At the heart of every atom lies the nucleus, an incredibly dense core composed of protons and neutrons. The number of protons defines the atomic number, which determines the element's identity, such as hydrogen, oxygen, or iron. Surrounding the nucleus, electrons whirl in a complex dance, occupying regions of space known as orbitals.

Unlike the simplistic planetary model often depicted in textbooks, the behavior of electrons in these orbitals is dictated by the principles of quantum mechanics. Electrons do not orbit the nucleus in predictable paths; instead, they exist as a probability cloud, where each point in the cloud represents the likelihood of finding an electron at that location. This quantum behavior is essential in understanding why matter appears solid, as it influences the interactions between atoms in a profound way.

The electromagnetic force is one of the fundamental interactions in nature, playing a pivotal role in how atoms bond and interact with each other. At the atomic level, it is primarily the electrons that are responsible for this force. Electrons possess a negative charge, while the nucleus is positive due to the protons.

The electromagnetic force arises from the attraction between oppositely charged particles, as well as the repulsion between like charges. When atoms come into proximity, their electron clouds can repel each other, creating a force that is strong enough to prevent the atoms from passing through each other. This seemingly robust force gives rise to the solidity we experience in everyday objects, despite the vast empty spaces within and between atoms.

The way we perceive matter is largely dependent on the human scale of observation.
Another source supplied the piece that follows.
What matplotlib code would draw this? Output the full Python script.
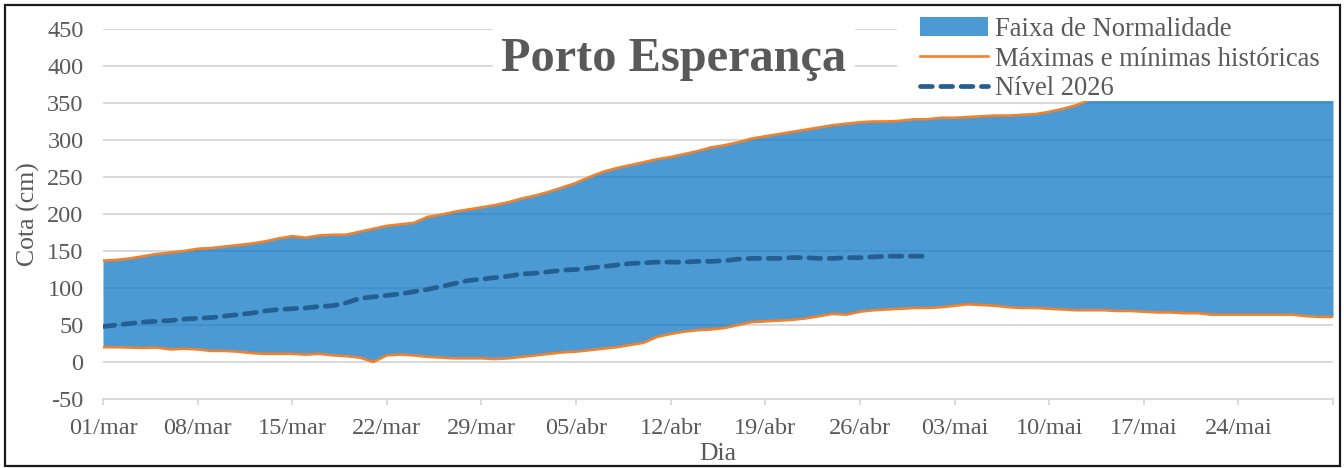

At our macroscopic level, matter appears solid and continuous. However, if we zoom into the nanoscopic scale, we would observe that atoms are mostly empty space. This disparity in perception is due to the limitations of our senses, which are not capable of discerning phenomena at atomic dimensions.

The solidity of matter is more about the interactions—specifically electromagnetic forces—between atoms than the presence of substantial physical structure. Even though the nuclei of atoms occupy a minuscule fraction of the space within the atom, the electron clouds define the atom's boundaries, creating the illusion of a continuous solid when observed without magnification.

Quantum mechanics is central to understanding atomic properties and behaviors. It explains the dual nature of particles and waves, energy quantization, and the uncertainty principle, all of which are fundamental to how atoms and their constituent particles interact and form matter as we know it.

For instance, the quantum model of the atom explains the existence of distinct energy levels and the shapes of electron orbitals. These quantum effects contribute to chemical bonding, where electrons are shared or transferred between atoms to achieve stability. Without the insights provided by quantum mechanics, phenomena such as the structure and hardness of diamonds, the conductivity of metals, or the colors produced by different elements when heated, would remain inexplicable.